Copy out the listing in full, exactly as written, but not its pictures.

** start of DATASET EXTRACT **

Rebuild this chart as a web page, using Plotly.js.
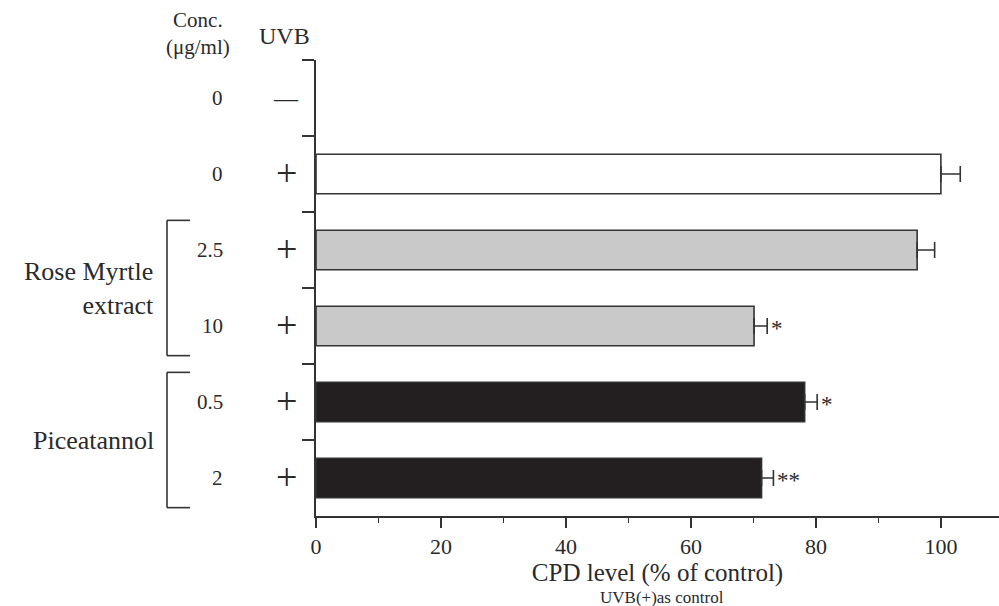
<!DOCTYPE html>
<html>
<head>
<meta charset="utf-8">
<script src="https://cdn.plot.ly/plotly-3.0.1.min.js"></script>
<style>html,body{margin:0;padding:0;background:#fff;}#chart{width:999px;height:606px;}</style>
</head>
<body>
<div id="chart"></div>
<script>
// ---- data ----
var rowKeys = ["0 / UVB-", "0 / UVB+", "RM 2.5 / UVB+", "RM 10 / UVB+", "PIC 0.5 / UVB+", "PIC 2 / UVB+"];
var concLabels = ["0", "0", "2.5", "10", "0.5", "2"];
var uvbLabels = ["—", "+", "+", "+", "+", "+"];
var cpdValues = [null, 100, 96.2, 70.1, 78.2, 71.3];
var cpdErrors = [null, 3.1, 2.8, 2.1, 2.0, 1.9];
var barColors = ["#ffffff", "#ffffff", "#c9c9c9", "#c9c9c9", "#231f20", "#231f20"];
var sigLabels = ["", "", "", "*", "*", "**"];
var groupNames = ["Rose Myrtle<br>extract", "Piceatannol"];
var groupRows = [[2, 3], [4, 5]];
var xTickVals = [0, 20, 40, 60, 80, 100];

var serif = "Liberation Serif, Times New Roman, serif";
var ink = "#2a2a2a";

var trace = {
  type: "bar",
  orientation: "h",
  y: rowKeys,
  x: cpdValues,
  width: 0.52,
  marker: {color: barColors, line: {color: "#333", width: 1.6}},
  error_x: {type: "data", symmetric: false, array: cpdErrors, arrayminus: cpdValues.map(function(){return 0;}),
            color: "#333", thickness: 1.6, width: 8},
  hoverinfo: "none"
};

var annotations = [];
function px2paper(px) { return (px - 316) / 683; }
function py2paper(py) { return (515.7 - py) / 455.7; }

rowKeys.forEach(function(k, i) {
  annotations.push({xref: "paper", yref: "y", x: px2paper(225), y: k, xanchor: "right", yanchor: "middle",
    text: concLabels[i], showarrow: false, font: {family: serif, size: 21, color: ink}});
  annotations.push({xref: "paper", yref: "y", x: px2paper(286), y: k, xanchor: "center", yanchor: "middle",
    yshift: uvbLabels[i] === "+" ? 1 : 0,
    text: uvbLabels[i], showarrow: false, font: {family: serif, size: uvbLabels[i] === "+" ? 38 : 24, color: ink}});
  if (sigLabels[i]) {
    annotations.push({xref: "x", yref: "y", x: cpdValues[i] + cpdErrors[i], y: k, xanchor: "left", yanchor: "middle",
      xshift: 2, yshift: -2, text: sigLabels[i], showarrow: false, font: {family: serif, size: 23, color: ink}});
  }
});

// headers
annotations.push({xref: "paper", yref: "paper", x: px2paper(198), y: py2paper(34), xanchor: "center", yanchor: "middle",
  text: "Conc.<br>(μg/ml)", showarrow: false, borderpad: 0, font: {family: serif, size: 21, color: ink}});
annotations.push({xref: "paper", yref: "paper", x: px2paper(284), y: py2paper(36), xanchor: "center", yanchor: "middle",
  text: "UVB", showarrow: false, font: {family: serif, size: 24, color: ink}});
annotations.push({xref: "paper", yref: "paper", x: px2paper(662), y: py2paper(597), xanchor: "center", yanchor: "middle",
  borderpad: 0, text: "UVB(+)as control", showarrow: false, font: {family: serif, size: 17, color: ink}});

var shapes = [];
groupRows.forEach(function(g, gi) {
  var y0 = g[0] - 0.39, y1 = g[g.length - 1] + 0.39;
  var xa = px2paper(167), xb = px2paper(190);
  var ln = {color: "#333", width: 1.6};
  shapes.push({type: "line", xref: "paper", yref: "y", x0: xa, x1: xa, y0: y0, y1: y1, line: ln});
  shapes.push({type: "line", xref: "paper", yref: "y", x0: xa, x1: xb, y0: y0, y1: y0, line: ln});
  shapes.push({type: "line", xref: "paper", yref: "y", x0: xa, x1: xb, y0: y1, y1: y1, line: ln});
  annotations.push({xref: "paper", yref: "y", x: px2paper(156), y: (g[0] + g[g.length - 1]) / 2,
    xanchor: "right", yanchor: "middle", align: "right", text: groupNames[gi], showarrow: false,
    font: {family: serif, size: 26, color: ink}});
});

var layout = {
  width: 999, height: 606,
  margin: {l: 316, r: 0, t: 60, b: 90.3},
  paper_bgcolor: "#fff", plot_bgcolor: "#fff",
  showlegend: false,
  font: {family: serif, color: ink},
  xaxis: {
    range: [0, 109.3], showgrid: false, zeroline: false,
    showline: true, linecolor: "#333", linewidth: 1.6,
    ticks: "outside", ticklen: 10, tickwidth: 1.6, tickcolor: "#333",
    tickvals: xTickVals, ticktext: xTickVals.map(String),
    tickfont: {family: serif, size: 22, color: ink},
    minor: {dtick: 10, tick0: 0, ticks: "outside", ticklen: 5, tickwidth: 1.6, tickcolor: "#333"},
    title: {text: "CPD level (% of control)", font: {family: serif, size: 25, color: ink}, standoff: 2}
  },
  yaxis: {
    type: "category", categoryorder: "array", categoryarray: rowKeys,
    range: [5.5, -0.5], showgrid: false, zeroline: false,
    showline: true, linecolor: "#333", linewidth: 1.6,
    ticks: "outside", tickson: "boundaries", ticklen: 12, tickwidth: 1.6, tickcolor: "#333",
    showticklabels: false
  },
  annotations: annotations,
  shapes: shapes
};

Plotly.newPlot("chart", [trace], layout, {staticPlot: true, displayModeBar: false});
</script>
</body>
</html>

** end of DATASET EXTRACT **

TASK ANSWER
Rebuild this chart as a web page, using Plotly.js.
<!DOCTYPE html>
<html>
<head>
<meta charset="utf-8">
<script src="https://cdn.plot.ly/plotly-3.0.1.min.js"></script>
<style>html,body{margin:0;padding:0;background:#fff;}#chart{width:999px;height:606px;}</style>
</head>
<body>
<div id="chart"></div>
<script>
// ---- data ----
var rowKeys = ["0 / UVB-", "0 / UVB+", "RM 2.5 / UVB+", "RM 10 / UVB+", "PIC 0.5 / UVB+", "PIC 2 / UVB+"];
var concLabels = ["0", "0", "2.5", "10", "0.5", "2"];
var uvbLabels = ["—", "+", "+", "+", "+", "+"];
var cpdValues = [null, 100, 96.2, 70.1, 78.2, 71.3];
var cpdErrors = [null, 3.1, 2.8, 2.1, 2.0, 1.9];
var barColors = ["#ffffff", "#ffffff", "#c9c9c9", "#c9c9c9", "#231f20", "#231f20"];
var sigLabels = ["", "", "", "*", "*", "**"];
var groupNames = ["Rose Myrtle<br>extract", "Piceatannol"];
var groupRows = [[2, 3], [4, 5]];
var xTickVals = [0, 20, 40, 60, 80, 100];

var serif = "Liberation Serif, Times New Roman, serif";
var ink = "#2a2a2a";

var trace = {
  type: "bar",
  orientation: "h",
  y: rowKeys,
  x: cpdValues,
  width: 0.52,
  marker: {color: barColors, line: {color: "#333", width: 1.6}},
  error_x: {type: "data", symmetric: false, array: cpdErrors, arrayminus: cpdValues.map(function(){return 0;}),
            color: "#333", thickness: 1.6, width: 8},
  hoverinfo: "none"
};

var annotations = [];
function px2paper(px) { return (px - 316) / 683; }
function py2paper(py) { return (515.7 - py) / 455.7; }

rowKeys.forEach(function(k, i) {
  annotations.push({xref: "paper", yref: "y", x: px2paper(225), y: k, xanchor: "right", yanchor: "middle",
    text: concLabels[i], showarrow: false, font: {family: serif, size: 21, color: ink}});
  annotations.push({xref: "paper", yref: "y", x: px2paper(286), y: k, xanchor: "center", yanchor: "middle",
    yshift: uvbLabels[i] === "+" ? 1 : 0,
    text: uvbLabels[i], showarrow: false, font: {family: serif, size: uvbLabels[i] === "+" ? 38 : 24, color: ink}});
  if (sigLabels[i]) {
    annotations.push({xref: "x", yref: "y", x: cpdValues[i] + cpdErrors[i], y: k, xanchor: "left", yanchor: "middle",
      xshift: 2, yshift: -2, text: sigLabels[i], showarrow: false, font: {family: serif, size: 23, color: ink}});
  }
});

// headers
annotations.push({xref: "paper", yref: "paper", x: px2paper(198), y: py2paper(34), xanchor: "center", yanchor: "middle",
  text: "Conc.<br>(μg/ml)", showarrow: false, borderpad: 0, font: {family: serif, size: 21, color: ink}});
annotations.push({xref: "paper", yref: "paper", x: px2paper(284), y: py2paper(36), xanchor: "center", yanchor: "middle",
  text: "UVB", showarrow: false, font: {family: serif, size: 24, color: ink}});
annotations.push({xref: "paper", yref: "paper", x: px2paper(662), y: py2paper(597), xanchor: "center", yanchor: "middle",
  borderpad: 0, text: "UVB(+)as control", showarrow: false, font: {family: serif, size: 17, color: ink}});

var shapes = [];
groupRows.forEach(function(g, gi) {
  var y0 = g[0] - 0.39, y1 = g[g.length - 1] + 0.39;
  var xa = px2paper(167), xb = px2paper(190);
  var ln = {color: "#333", width: 1.6};
  shapes.push({type: "line", xref: "paper", yref: "y", x0: xa, x1: xa, y0: y0, y1: y1, line: ln});
  shapes.push({type: "line", xref: "paper", yref: "y", x0: xa, x1: xb, y0: y0, y1: y0, line: ln});
  shapes.push({type: "line", xref: "paper", yref: "y", x0: xa, x1: xb, y0: y1, y1: y1, line: ln});
  annotations.push({xref: "paper", yref: "y", x: px2paper(156), y: (g[0] + g[g.length - 1]) / 2,
    xanchor: "right", yanchor: "middle", align: "right", text: groupNames[gi], showarrow: false,
    font: {family: serif, size: 26, color: ink}});
});

var layout = {
  width: 999, height: 606,
  margin: {l: 316, r: 0, t: 60, b: 90.3},
  paper_bgcolor: "#fff", plot_bgcolor: "#fff",
  showlegend: false,
  font: {family: serif, color: ink},
  xaxis: {
    range: [0, 109.3], showgrid: false, zeroline: false,
    showline: true, linecolor: "#333", linewidth: 1.6,
    ticks: "outside", ticklen: 10, tickwidth: 1.6, tickcolor: "#333",
    tickvals: xTickVals, ticktext: xTickVals.map(String),
    tickfont: {family: serif, size: 22, color: ink},
    minor: {dtick: 10, tick0: 0, ticks: "outside", ticklen: 5, tickwidth: 1.6, tickcolor: "#333"},
    title: {text: "CPD level (% of control)", font: {family: serif, size: 25, color: ink}, standoff: 2}
  },
  yaxis: {
    type: "category", categoryorder: "array", categoryarray: rowKeys,
    range: [5.5, -0.5], showgrid: false, zeroline: false,
    showline: true, linecolor: "#333", linewidth: 1.6,
    ticks: "outside", tickson: "boundaries", ticklen: 12, tickwidth: 1.6, tickcolor: "#333",
    showticklabels: false
  },
  annotations: annotations,
  shapes: shapes
};

Plotly.newPlot("chart", [trace], layout, {staticPlot: true, displayModeBar: false});
</script>
</body>
</html>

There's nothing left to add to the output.